Pointing to such events as the disastrous response to Hurricane Katrina, the nooses hanging in Jena, Louisiana, and the epidemic of hate crimes on college campuses across the country – not to mention continuing racism in voting rights, housing, health and education, and a hostile environment to immigrants - USHRN says that the Bush administration’s track record on race has been an abysmal failure. And the group notes that the U.S. government whitewashed its report to the UN on its compliance with the Race Convention (or lack thereof). For example:
- The U.S. government’s report, issued by the State Department, chose to ignore the racially-tinged issue of police brutality.
- Failing to comply with the convention by providing statistics on racism at the state level, the government report only provided full information on Oregon, South Carolina, Illinois and New Mexico, and chose to ignore states with large populations of immigrants and people of color, including New York, California, Texas and Florida.
- The report pointed to programs that encourage sensitivity by law enforcement to Arab and Muslim communities, yet failed to acknowledge the racial profiling and targeting of Arabs, Muslims and South Asians by law enforcement in the post-9/11 era.
- The State Department report failed to address the “school to prison pipeline” that funnels Black and Brown children into prison through discriminatory policies and under-funded public schools. And the government report dared to suggest that the wide disparities in the criminal justice system (African Americans and Latinos are 60 percent of the nation’s prison population) are not due to the effects of racist policies, but are “related to differential involvement in crime.”
Certainly, those who oppose equality and justice for all, including the Bush administration, are inclined to say that people of color should stop complaining and learn to take personal responsibility. They should top whining, stop playing the victim, and learn to pull themselves up by their bootstraps, the argument goes.
And certainly, the fox has been known to lecture the residents of the henhouse on the virtues of personal responsibility.
The Bush administration has proven itself unable and unwilling to promote equality in America, to make the land whole. On a regular basis, this column and others provide a detailed account of the crisis of racial injustice in America, and the ways in which this administration, in criminal fashion, has stoked the fires of racial hatred, trampled on the civil rights and voting rights of people of color, and encouraged the widening gap of inequality in the land of the free. This country has failed to come to terms with its devastating legacy of genocide, slavery and Jim Crow, and its present-day incarnations.

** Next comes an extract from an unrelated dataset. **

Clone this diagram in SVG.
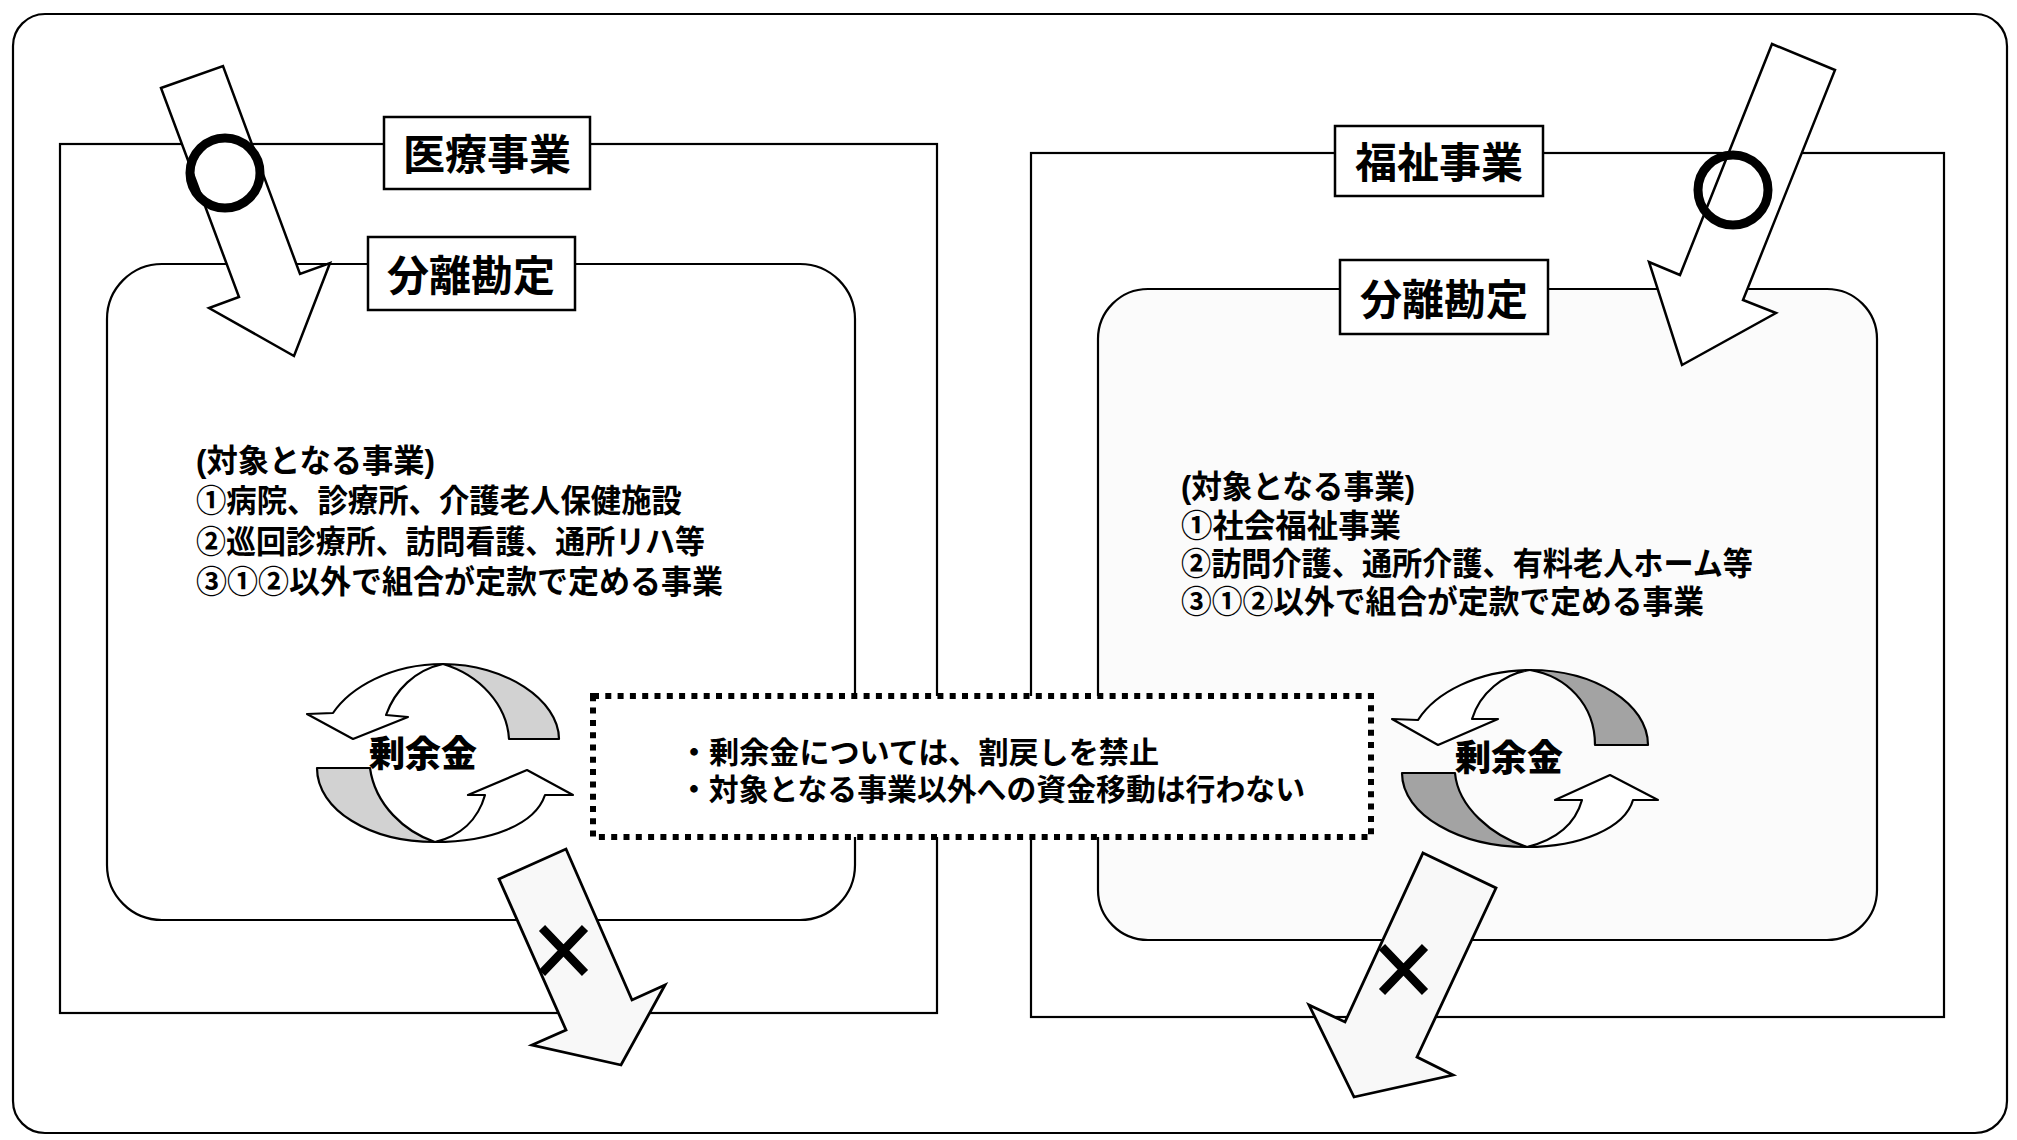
<svg xmlns="http://www.w3.org/2000/svg" width="2017" height="1140" viewBox="0 0 2017 1140">
<style>
.ln{fill:none;stroke:#000;stroke-width:2.2}
.box{fill:#fff;stroke:#000;stroke-width:2.5}
.inner{stroke:#000;stroke-width:2.2}
.blk{fill:#fff;stroke:#000;stroke-width:2.5;stroke-linejoin:miter}
.xarr{fill:#f8f8f8;stroke:#000;stroke-width:2.8}
.ring{fill:none;stroke:#000;stroke-width:9}
.xm{stroke:#000;stroke-width:8.5;stroke-linecap:butt}
.cyc{stroke:#000;stroke-width:2.2;stroke-linejoin:round}
.lab{font-family:"Liberation Sans","Noto Sans CJK JP",sans-serif;font-size:42px;font-weight:700;text-anchor:middle}
.body{font-family:"Liberation Sans","Noto Sans CJK JP",sans-serif;font-size:32px;font-weight:700}
.note{font-family:"Liberation Sans","Noto Sans CJK JP",sans-serif;font-size:30px;font-weight:700}
.sur{font-family:"Liberation Sans","Noto Sans CJK JP",sans-serif;font-size:36px;font-weight:900;text-anchor:middle}
</style>
<rect width="2017" height="1140" fill="#fff"/>
<g id="frame">
<rect x="13" y="14" width="1994" height="1119" rx="32" ry="32" class="ln"/>
</g>
<g id="medical">
<rect x="60" y="144" width="877" height="869" class="ln"/>
</g>
<g id="welfare">
<rect x="1031" y="153" width="913" height="864" class="ln"/>
</g>
<g id="medical-separate">
<rect x="107" y="264" width="748" height="656" rx="55" ry="55" class="inner" fill="#fff"/>
</g>
<g id="welfare-separate">
<rect x="1098" y="289" width="779" height="651" rx="50" ry="50" class="inner" fill="#fbfbfb"/>
</g>
<g id="medical-label">
<rect x="384" y="117" width="206" height="72" class="box"/>
<text x="487" y="170" class="lab">医療事業</text>
</g>
<g id="medical-separate-label">
<rect x="368" y="237" width="207" height="73" class="box"/>
<text x="471" y="291" class="lab">分離勘定</text>
</g>
<g id="welfare-label">
<rect x="1335" y="126" width="208" height="70" class="box"/>
<text x="1439" y="178" class="lab">福祉事業</text>
</g>
<g id="welfare-separate-label">
<rect x="1340" y="260" width="208" height="74" class="box"/>
<text x="1444" y="315" class="lab">分離勘定</text>
</g>
<g id="medical-text" class="body">
<text x="196" y="472" textLength="239" lengthAdjust="spacingAndGlyphs">(対象となる事業)</text>
<text x="196" y="512" textLength="486" lengthAdjust="spacingAndGlyphs">①病院、診療所、介護老人保健施設</text>
<text x="196" y="553" textLength="509" lengthAdjust="spacingAndGlyphs">②巡回診療所、訪問看護、通所リハ等</text>
<text x="196" y="593" textLength="527" lengthAdjust="spacingAndGlyphs">③①②以外で組合が定款で定める事業</text>
</g>
<g id="welfare-text" class="body">
<text x="1181" y="498" textLength="234" lengthAdjust="spacingAndGlyphs">(対象となる事業)</text>
<text x="1181" y="537" textLength="220" lengthAdjust="spacingAndGlyphs">①社会福祉事業</text>
<text x="1181" y="575" textLength="572" lengthAdjust="spacingAndGlyphs">②訪問介護、通所介護、有料老人ホーム等</text>
<text x="1181" y="613" textLength="523" lengthAdjust="spacingAndGlyphs">③①②以外で組合が定款で定める事業</text>
</g>
<g id="medical-cycle">
<path class="cyc" fill="#d2d2d2" d="M443,664 C505,664 559,700 559,739 L509,739 C507,705 480,675 443,664 Z"/>
<path class="cyc" fill="#fff" d="M443,664 C390,664 350,688 333,713 L307,714 L353,739 L408,717 L386,715 C395,690 415,670 443,664 Z"/>
<path class="cyc" fill="#d2d2d2" d="M317,768 C317,810 370,842 435,842 C405,832 375,805 370,768 Z"/>
<path class="cyc" fill="#fff" d="M435,842 C490,842 535,825 545,795 L573,795 L527,770 L468,795 L485,795 C478,820 460,836 435,842 Z"/>
<text x="423" y="767" class="sur">剰余金</text>
</g>
<g id="welfare-cycle">
<path class="cyc" fill="#a3a3a3" d="M1530,670 C1595,670 1648,704 1648,745 L1595,745 C1595,704 1566,676 1530,670 Z"/>
<path class="cyc" fill="#fff" d="M1530,670 C1478,670 1435,693 1418,720 L1392,719 L1438,745 L1498,719 L1472,719 C1480,693 1503,674 1530,670 Z"/>
<path class="cyc" fill="#a3a3a3" d="M1402,773 C1402,815 1460,847 1527,847 C1492,836 1458,807 1455,773 Z"/>
<path class="cyc" fill="#fff" d="M1527,847 C1580,847 1625,828 1633,800 L1658,800 L1610,775 L1555,800 L1582,800 C1575,825 1555,840 1527,847 Z"/>
<text x="1509" y="771" class="sur">剰余金</text>
</g>
<g id="note">
<rect x="593" y="696" width="778" height="141" fill="#fff" stroke="#000" stroke-width="6" stroke-dasharray="6 6.3"/>
<text x="679" y="763" class="note" textLength="480" lengthAdjust="spacingAndGlyphs">・剰余金については、割戻しを禁止</text>
<text x="679" y="800" class="note" textLength="626" lengthAdjust="spacingAndGlyphs">・対象となる事業以外への資金移動は行わない</text>
</g>
<g id="connectors">
<polygon class="blk" points="161,88 223,66 300,274 330,263 294,356 209,308 239,297"/>
<circle cx="225" cy="173" r="35" class="ring"/>
<polygon class="blk" points="1772,44 1835,70 1743,300 1776,313 1682,365 1649,262 1680,275"/>
<circle cx="1733" cy="190" r="35" class="ring"/>
<polygon class="xarr" points="499,879 566,849 632,1000 665,985 621,1065 532,1045 566,1030"/>
<path class="xm" d="M542,928 L585,973 M585,928 L542,973"/>
<polygon class="xarr" points="1423,853 1496,888 1417,1057 1453,1075 1354,1097 1309,1005 1345,1022"/>
<path class="xm" d="M1382,947 L1425,992 M1425,947 L1382,992"/>
</g>
</svg>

Although USHRN calls on the U.S. to address this abysmal track record and to take action to bring the U.S. in compliance with its international obligations, it does not seem likely that much can be expected in the final year of the Bush regime. Perhaps we can begin to heal the land once the “compassionate conservative” crowd in Washington leaves the White House and takes their white sheets and brown shirts with them.
America, your record on racism drips with hypocrisy. As the self-proclaimed beacon of human rights, yet a chronically habitual human rights offender and purveyor of wolf tickets, now is the time to clean up your act and practice what you preach. International standards demand no less.